Greg Stolze (born 1970) is an American game designer, writer and novelist, whose work has mainly focused on writing for role-playing games and related intellectual properties.
Stolze began his career writing role playing games professionally when he was chosen by Jonathan Tweet to write for the Everway storytelling game; the Spherewalker Sourcebook was Stolze's first full-length RPG book. Subsequently, he was commissioned to write the original Usagi Yojimbo Roleplaying Game.
Stolze had met John Scott Tynes when they collaborated with Robin Laws to write Wildest Dreams (1993), a supplement for Tweet's Over the Edge.[1] Stolze and Tynes later co-designed the roleplaying game Unknown Armies; Stolze helped write the mechanics for the game, based on a setting Tynes had been developing for a few years.[1] Although Atlas Games expressed interest in Unknown Armies, Tynes chose to go with Archon Games. Then, Tynes and Stolze learned that founder Lisa Manns was going to close Archon Games; when she returned the rights to them, they looked for a new publisher, and Atlas Games ultimately published the game in January 1999.[1] Stolze then became the line editor for Feng Shui, the role-playing game by Laws based on the Hong Kong action genre.[1]
Meanwhile, Stolze and Dennis Detwiller worked to get their game Godlike ready for publication by Pagan Publishing; however Pagan was going to close, so Detwiller took the game to his friends Hsin Chen and Aron Anderson, who created the company Hawthorn Hobgoblynn Press (later known as Eos Press) in 2001 to publish the game.[1] Godlike uses the One-Roll Engine (ORE) dice system created by Stolze; in 2003 he withdrew the license from EOS to use ORE.[1] Detwiller formed Arc Dream Publishing in 2002 to produce supplements for Godlike, and in 2003 Arc Dream licensed the ORE from Stolze,[1] which it subsequently used in other genres, such as in Benjamin Baugh's RPG Monsters and Other Childish Things. Meanwhile, Stolze contributed to role-playing game books for White Wolf Game Studio[2] including and and wrote novels set in the world of these games. Stolze also created the traditional strategy board game Elemental for Kenzer & Company.[3]

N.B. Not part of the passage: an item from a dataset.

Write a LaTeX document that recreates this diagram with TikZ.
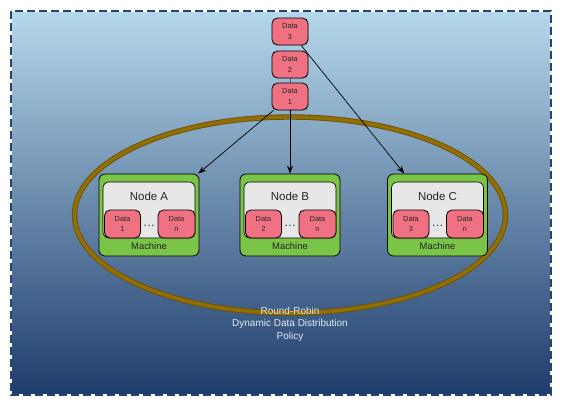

For Arc Dream, Stolze co-authored Wild Talents (2006), the "sequel" to Godlike, with Detwiller, Kenneth Hite and Shane Ivey, and also wrote alternate settings for the game such as eCollapse. Arc Dream also published a print edition of Reign Enchiridion, a simplified version of his Reign fantasy RPG which featured an innovative group resolution mechanic built on the ORE rules.[1] He later incorporated similar rules in the Progenitor setting for Wild Talents.
Some of Stolze's later work has been self-published using the "ransom method", whereby the game is only released when enough potential buyers have contributed enough money to reach a threshold set by the author.[4] For example, Stolze released the wargame Meatbot Massacre[3] after its ransom goal was met. Stolze has also co-written the free game NEMESIS, which juxtaposes the One-Roll Engine with the Madness Meter derived from Unknown Armies.[5] Stolze has also produced small, independent role-playing games such as Executive Decision and ... in Spaaace!,[3] and subsequently published Dinosaurs ... in SPAAACE (using the same Token Effort system), after a successful Kickstarter campaign.[6] Subsequently, Arc Dream released the ORE RPG Better Angels, where each player plays one character, while also taking the role of the demon who grants another player character's superpowers.
Stolze has participated in two projects resulting from highly successful Kickstarters: the Delta Green role-playing game from Arc Dream publishing,[7] and the Third Edition of Unknown Armies, for Atlas Games.[8] In addition, his own successful kickstarter resulted in the publication of the experimental novel "You", written in the second person and set, like his previous novels Godwalker and Switchflipped, in the universe of the Unknown Armies RPG.